Branding and SEO

Posted on in Blog

A designer draws logos with a pencil in a sketchbook.Recently, my lovely and talented coworker, Teal, did a post on SEO and Site Redesign. It offered plenty of useful pointers related to a major identity change that companies commonly go through, and ways to maintain maximum visibility during the makeover.

A site redesign, however, is not the only major identity change that companies go through. A company re-branding campaign has the ability to not only change the face of a company online, but in every place where a company interacts with customers. Re-branding can involve new graphic standards, design cues, copy tone, and language usage. It’s that last one that we are going to deal with today when talking about the relationship between branding and SEO.

A common sticking point between SEO firms and clients is the understanding that, to have your organization position as relevant for a keyword term, you actually have to use that term on your site.

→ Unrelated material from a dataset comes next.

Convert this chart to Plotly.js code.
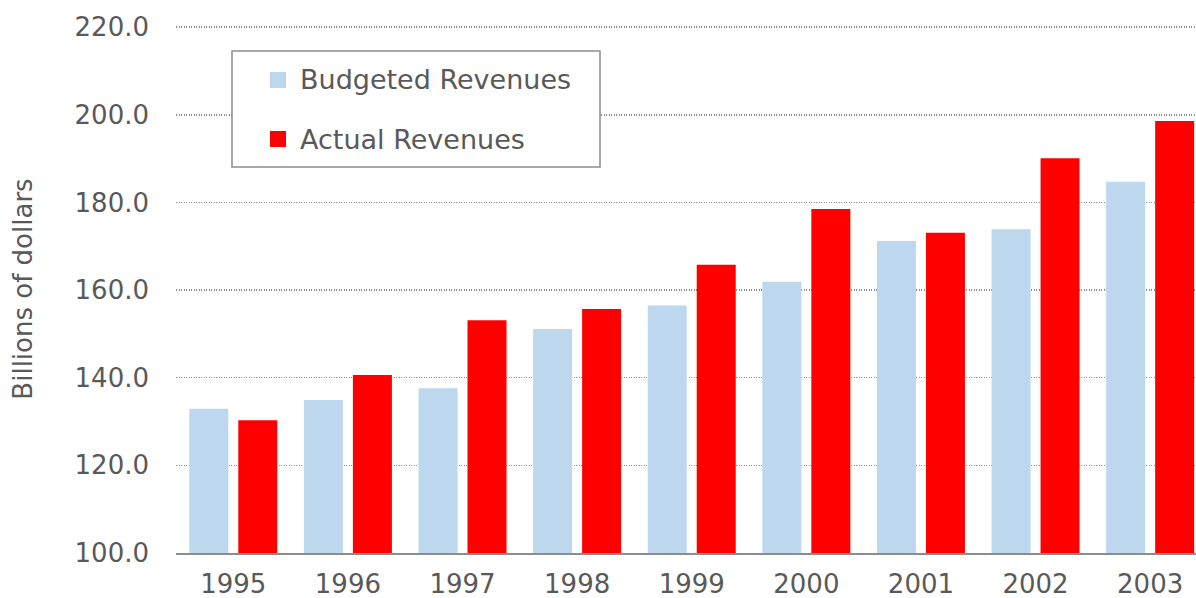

On occasion, great keywords that would be the perfect bridge between products or services a client offers and what end-users are searching for don’t always play well with a company’s current branding efforts in terms of the language they prefer to use when referring to themselves.

An ideal solution to this situation is for companies to bring together their branding and SEO efforts. The ability of SEO firms to work with clients to find the right keyword terms for them is something that can easily be extended into overall marketing and brand communication. While I’m not suggesting the linguistic responsibility for re-branding efforts fall on the SEO firm, I am suggesting that SEO firms be petitioned for input during re-branding efforts.

The benefits of this approach are two-fold.

First, companies gain the ability to “take ownership” of key industry terms or phrases. As such, when someone searches for that particular term, your company name immediately comes to mind. At the very least, your company is represented as an – maybe even the – authority on the term, making your presence online and offline felt on key terms for you business.

Second, by incorporating relevant and applicable keywords into a re-branding effort, all of your communications will be reinforcing these terms, creating a more unified communication plan at all customer touchpoints. Ads support the brochures. Brochures support the website. The website supports the podcast. The podcast supports the blog. Yadda, yadda, yadda.

In the end, however, branding and SEO work well together because using search engines are the fastest way to gauge traffic and competition. When you can model your branding around terms that people are looking for, yet few other companies are addressing, you have the opportunity to tell people about your services… in their language.